Exercise prompt:
Starting at the first line of the listing below, retype each line up to and including the one that contains "(t2l) -- node[taglab]". Leave pictures out.
** start Given material **
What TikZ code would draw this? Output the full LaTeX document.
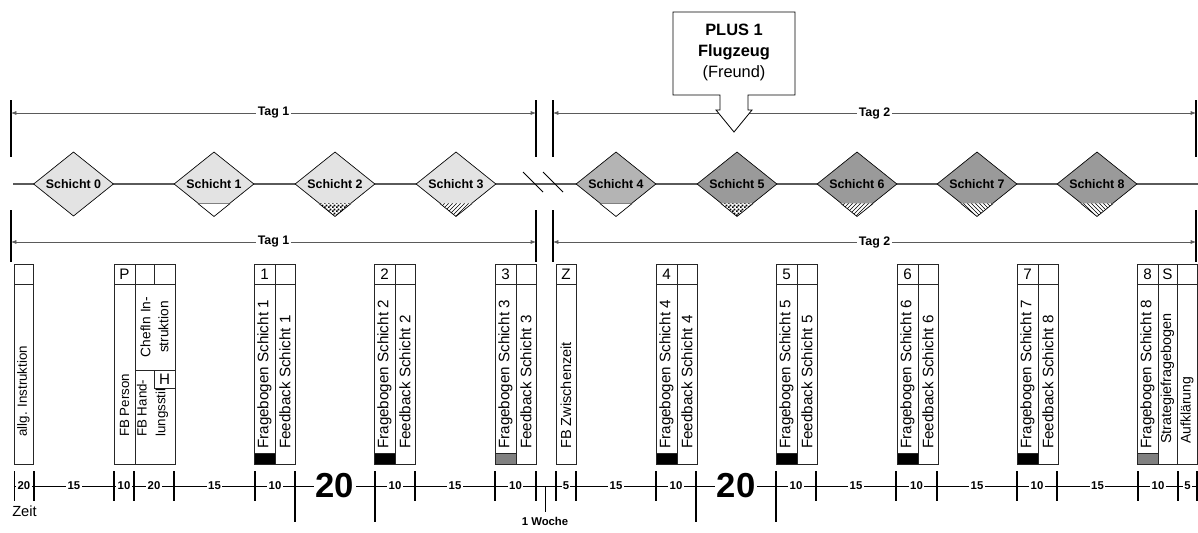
\documentclass[tikz,border=0pt]{standalone}
\usepackage{fontspec}
\setmainfont{Liberation Sans}
\usepackage{xcolor}
\usepackage{tikz}
\usetikzlibrary{arrows.meta, patterns, calc, shapes.geometric}
\definecolor{shiftlight}{RGB}{227,227,227}
\definecolor{shiftmid}{RGB}{180,180,180}
\definecolor{shiftdark}{RGB}{154,154,154}
\definecolor{linegray}{RGB}{90,90,90}
\definecolor{blockgray}{RGB}{128,128,128}
\pgfdeclarepatternformonly{finechecker}{\pgfpointorigin}{\pgfqpoint{3pt}{3pt}}%
  {\pgfqpoint{3pt}{3pt}}{%
  \pgfpathrectangle{\pgfpointorigin}{\pgfqpoint{1.5pt}{1.5pt}}%
  \pgfpathrectangle{\pgfqpoint{1.5pt}{1.5pt}}{\pgfqpoint{1.5pt}{1.5pt}}%
  \pgfusepath{fill}}

\begin{document}
\begin{tikzpicture}[x=0.75pt, y=-0.75pt,
  schicht/.style={diamond, draw=black, line width=0.5pt, minimum width=60pt,
                  minimum height=48pt, inner sep=0pt,
                  font=\bfseries\fontsize{9.3}{11}\selectfont},
  axis/.style={draw=linegray, line width=0.8pt},
  tagline/.style={{Latex[length=4pt,width=3pt]}-{Latex[length=4pt,width=3pt]},
                  draw=linegray, line width=0.5pt},
  taglab/.style={fill=white, inner sep=1pt, font=\bfseries\fontsize{9.3}{11}\selectfont},
  tagtick/.style={line width=1pt},
  box/.style={draw=black!85, line width=0.6pt},
  vtext/.style={rotate=90, anchor=west, inner sep=0pt, font=\fontsize{11.4}{14}\selectfont},
  small/.style={font=\fontsize{10}{12}\selectfont},
  head/.style={inner sep=0pt, font=\fontsize{11.4}{14}\selectfont},
  tick/.style={line width=1.1pt},
  tlab/.style={fill=white, inner sep=1pt, font=\bfseries\fontsize{8.5}{10}\selectfont},
  biglab/.style={fill=white, inner sep=1pt, font=\bfseries\fontsize{26}{28}\selectfont},
]
  \useasboundingbox (0,0) rectangle (1198,532);

  % Tage oben
  \coordinate (t1l) at (11,113);
  \coordinate (t1r) at (536,113);
  \coordinate (t2l) at (553,113);
  \coordinate (t2r) at (1196,113);
  \foreach \x in {11,536,553,1196}
    \draw[tagtick] (\x,100) -- (\x,157);
  \draw[tagline] (t1l) -- node[taglab] (tag1o) {Tag 1} (t1r);
  \draw[tagline] (t2l) -- node[taglab] (tag2o) {Tag 2} (t2r);

  % Callout
  \draw[fill=white, line width=0.6pt] (673,12) -- (795,12) -- (795,95) -- (748,95)
      -- (748,110) -- (752,110) -- (734,132) -- (716,110) -- (720,110)
      -- (720,95) -- (673,95) -- cycle;
  \node[align=center, font=\fontsize{12.3}{15.75}\selectfont] (plus) at (734,52)
      {\textbf{PLUS 1}\\\textbf{Flugzeug}\\(Freund)};

  % Schichten
  \draw[axis] (13,184) -- (1198,184);
  \draw[line width=0.7pt] (523,172) -- (543,192);
  \draw[line width=0.7pt] (543,172) -- (563,192);
  \foreach \i/\x/\c in {0/73.5/shiftlight, 1/214/shiftlight, 2/335/shiftlight,
                        3/456/shiftlight, 4/616/shiftmid, 5/737/shiftdark,
                        6/857/shiftdark, 7/977/shiftdark, 8/1097/shiftdark}
    \node[schicht, fill=\c] (s\i) at (\x,184) {Schicht \i};

  % Markierungen unten an den Rauten
  \foreach \i in {1,4} {
    \fill[white] ($(s\i.south)!0.4!(s\i.west)$) -- (s\i.south)
        -- ($(s\i.south)!0.4!(s\i.east)$) -- cycle;
    \draw[blockgray, line width=0.8pt] ($(s\i.south)!0.4!(s\i.west)$)
        -- ($(s\i.south)!0.4!(s\i.east)$);
  }
  \foreach \i/\p in {2/finechecker, 5/finechecker, 3/north east lines,
                     6/north east lines, 7/north west lines, 8/north west lines} {
    \fill[white] ($(s\i.south)!0.4!(s\i.west)$) -- (s\i.south)
        -- ($(s\i.south)!0.4!(s\i.east)$) -- cycle;
    \fill[pattern=\p] ($(s\i.south)!0.4!(s\i.west)$) -- (s\i.south)
        -- ($(s\i.south)!0.4!(s\i.east)$) -- cycle;
  }
  \foreach \i in {1,...,8}
    \draw[line width=0.5pt] ($(s\i.south)!0.4!(s\i.west)$) -- (s\i.south)
        -- ($(s\i.south)!0.4!(s\i.east)$);

  % Tage unten
  \coordinate (u1l) at (11,242);
  \coordinate (u1r) at (536,242);
  \coordinate (u2l) at (553,242);
  \coordinate (u2r) at (1196,242);
  \foreach \x in {11,536,553,1196}
    \draw[tagtick] (\x,210) -- (\x,262);
  \draw[tagline] (u1l) -- node[taglab] (tag1u) {Tag 1} (u1r);
  \draw[tagline] (u2l) -- node[taglab] (tag2u) {Tag 2} (u2r);

  % Instruktion
  \draw[box] (14,264) rectangle (33,464);
  \draw[box] (14,284) -- (33,284);
  \node[vtext, small] (instr) at (23.5,437) {allg. Instruktion};

  % Person / Handlungsstil / ChefIn
  \draw[box] (114,264) rectangle (175,464);
  \draw[box] (114,284) -- (175,284);
  \draw[box] (135,264) -- (135,464);
  \draw[box] (154,264) -- (154,284);
  \draw[box] (135,370) -- (175,370);
  \draw[box] (154,370) rectangle (175,388);
  \node[head] (hp) at (124.5,274) {P};
  \node[vtext, small] (person) at (124.5,437) {FB Person};
  \node[vtext, anchor=center, align=center, font=\fontsize{10.3}{13.5}\selectfont]
      (chef) at (154.5,327) {ChefIn In-\\struktion};
  \node[vtext, align=left, font=\fontsize{10}{14}\selectfont]
      (hand) at (152.5,437) {FB Hand-\\lungsstil};
  \node[head] (hh) at (164.5,379) {H};

  % Frageboegen und Feedback
  \foreach \x/\n/\q/\f/\c in {254/1/1/1/black, 374/2/2/2/black, 495/3/3/3/blockgray,
                              656/4/4/4/black, 776/5/5/5/black, 897/6/6/6/black,
                              1017/7/7/8/black} {
    \fill[\c] (\x,453) rectangle ++(21,11);
    \draw[box] (\x,264) rectangle ++(41,200);
    \draw[box] (\x,284) -- ++(41,0);
    \draw[box] (\x+21,264) -- ++(0,200);
    \draw[box] (\x,453) -- ++(21,0);
    \node[head] (h\n) at (\x+10.5,274) {\n};
    \node[vtext] (q\n) at (\x+10.5,449) {Fragebogen Schicht \q};
    \node[vtext] (f\n) at (\x+31,449) {Feedback Schicht \f};
  }

  % Zwischenzeit
  \draw[box] (556,264) rectangle (576,464);
  \draw[box] (556,284) -- (576,284);
  \node[head] (hz) at (566,274) {Z};
  \node[vtext, font=\fontsize{10.9}{13}\selectfont] (zwischen) at (566,449) {FB Zwischenzeit};

  % Schluss
  \fill[blockgray] (1137,453) rectangle (1158,464);
  \draw[box] (1137,264) rectangle (1197,464);
  \draw[box] (1137,284) -- (1197,284);
  \draw[box] (1158,264) -- (1158,464);
  \draw[box] (1177,264) -- (1177,464);
  \draw[box] (1137,453) -- (1158,453);
  \node[head] (h8) at (1147.5,274) {8};
  \node[head] (hs) at (1167.5,274) {S};
  \node[vtext] (q8) at (1147.5,449) {Fragebogen Schicht 8};
  \node[vtext, font=\fontsize{10.8}{13}\selectfont] (strat) at (1167.5,444) {Strategiefragebogen};
  \node[vtext, font=\fontsize{10.5}{13}\selectfont] (aufkl) at (1187,444) {Aufklärung};

  % Zeitachse
  \draw[line width=0.6pt] (14,486) -- (1197,486);
  \draw[line width=0.6pt] (14,471) -- (14,501);
  \foreach \x in {34,114,134,174,255,415,495,536,556,576,656,816,896,937,1017,1057,1138,1178,1197}
    \draw[tick] (\x,471) -- (\x,501);
  \foreach \x in {295,375,696,776}
    \draw[tick] (\x,471) -- (\x,522);
  \draw[line width=0.6pt] (545,486) -- (545,512);
  \foreach \a/\b/\t in {14/34/20, 34/114/15, 114/134/10, 134/174/20, 174/255/15,
                        255/295/10, 375/415/10, 415/495/15, 495/536/10, 556/576/5,
                        576/656/15, 656/696/10, 776/816/10, 816/896/15, 896/937/10,
                        937/1017/15, 1017/1057/10, 1057/1138/15, 1138/1178/10, 1178/1197/5}
    \node[tlab] (z\a) at ({(\a+\b)/2},486) {\t};
  \node[biglab] (big1) at (335,486) {20};
  \node[biglab] (big2) at (736,486) {20};
  \node[anchor=west, inner sep=0pt, font=\fontsize{11}{13}\selectfont] (zeit) at (12,511) {Zeit};
  \node[font=\bfseries\fontsize{8.5}{10}\selectfont, inner sep=0pt] (woche) at (545,521) {1 Woche};
\end{tikzpicture}
\end{document}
** end Given material **
Solved exercise:
What TikZ code would draw this? Output the full LaTeX document.
\documentclass[tikz,border=0pt]{standalone}
\usepackage{fontspec}
\setmainfont{Liberation Sans}
\usepackage{xcolor}
\usepackage{tikz}
\usetikzlibrary{arrows.meta, patterns, calc, shapes.geometric}
\definecolor{shiftlight}{RGB}{227,227,227}
\definecolor{shiftmid}{RGB}{180,180,180}
\definecolor{shiftdark}{RGB}{154,154,154}
\definecolor{linegray}{RGB}{90,90,90}
\definecolor{blockgray}{RGB}{128,128,128}
\pgfdeclarepatternformonly{finechecker}{\pgfpointorigin}{\pgfqpoint{3pt}{3pt}}%
  {\pgfqpoint{3pt}{3pt}}{%
  \pgfpathrectangle{\pgfpointorigin}{\pgfqpoint{1.5pt}{1.5pt}}%
  \pgfpathrectangle{\pgfqpoint{1.5pt}{1.5pt}}{\pgfqpoint{1.5pt}{1.5pt}}%
  \pgfusepath{fill}}

\begin{document}
\begin{tikzpicture}[x=0.75pt, y=-0.75pt,
  schicht/.style={diamond, draw=black, line width=0.5pt, minimum width=60pt,
                  minimum height=48pt, inner sep=0pt,
                  font=\bfseries\fontsize{9.3}{11}\selectfont},
  axis/.style={draw=linegray, line width=0.8pt},
  tagline/.style={{Latex[length=4pt,width=3pt]}-{Latex[length=4pt,width=3pt]},
                  draw=linegray, line width=0.5pt},
  taglab/.style={fill=white, inner sep=1pt, font=\bfseries\fontsize{9.3}{11}\selectfont},
  tagtick/.style={line width=1pt},
  box/.style={draw=black!85, line width=0.6pt},
  vtext/.style={rotate=90, anchor=west, inner sep=0pt, font=\fontsize{11.4}{14}\selectfont},
  small/.style={font=\fontsize{10}{12}\selectfont},
  head/.style={inner sep=0pt, font=\fontsize{11.4}{14}\selectfont},
  tick/.style={line width=1.1pt},
  tlab/.style={fill=white, inner sep=1pt, font=\bfseries\fontsize{8.5}{10}\selectfont},
  biglab/.style={fill=white, inner sep=1pt, font=\bfseries\fontsize{26}{28}\selectfont},
]
  \useasboundingbox (0,0) rectangle (1198,532);

  % Tage oben
  \coordinate (t1l) at (11,113);
  \coordinate (t1r) at (536,113);
  \coordinate (t2l) at (553,113);
  \coordinate (t2r) at (1196,113);
  \foreach \x in {11,536,553,1196}
    \draw[tagtick] (\x,100) -- (\x,157);
  \draw[tagline] (t1l) -- node[taglab] (tag1o) {Tag 1} (t1r);
  \draw[tagline] (t2l) -- node[taglab] (tag2o) {Tag 2} (t2r);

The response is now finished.